Abstract

The majority of private conservation in the United States today is financed by the state and federal tax systems (Kay, 2016), with conservation organizations and private landowners relying in particular on what is one of the “most generous charitable deductions in the federal tax code” (Elkind, 2017). While this has incentivized huge amounts of land protection, it has also increasingly attracted fraudulent activity. In this paper, I look at two cases: the growing market in syndicated conservation easements in Georgia, and the long-troubled program for tradeable conservation easement tax credits in Colorado. These cases are not intended to be comparative, and the choice of such extreme cases is intended to highlight worst-case outcomes of everyday logics and practices.
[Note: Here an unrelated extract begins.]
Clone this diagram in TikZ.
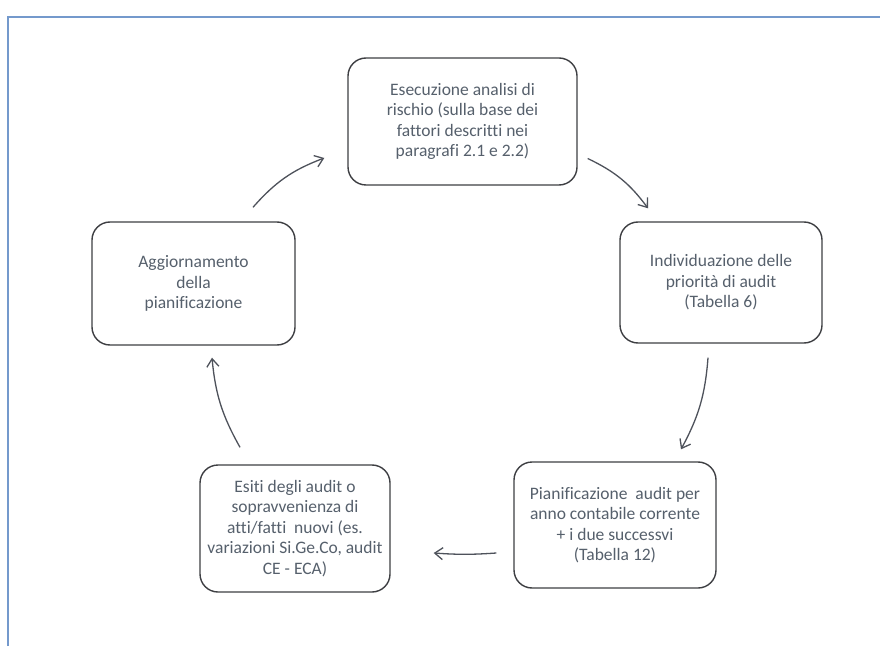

Since conservation easements are required to be valued by a qualified real estate appraiser using an indirect before-and-after valuation approach rooted in notions of highest and best use, landowners must be able to demonstrate development threat in order to be compensated for their easement donation. As a result, those properties under greatest threat of conversion will produce the greatest compensation for their owners. Understanding how this process works allows speculators and developers to be able to mimic the same types of threats that are understood to organically produce valuable conservation easements, generating large financial windfalls. I describe this process as “performing developability,” and drawing on study findings, I highlight three major strategies by which development potential can be performed: spatial, volumetric, and temporal, providing empirical substantiation for each. The paper concludes by questioning the logics of using real estate techniques to value conservation benefits and raises the need for geographers—particularly those interested in market-making—to engage more closely with the practices and logics of property appraisal.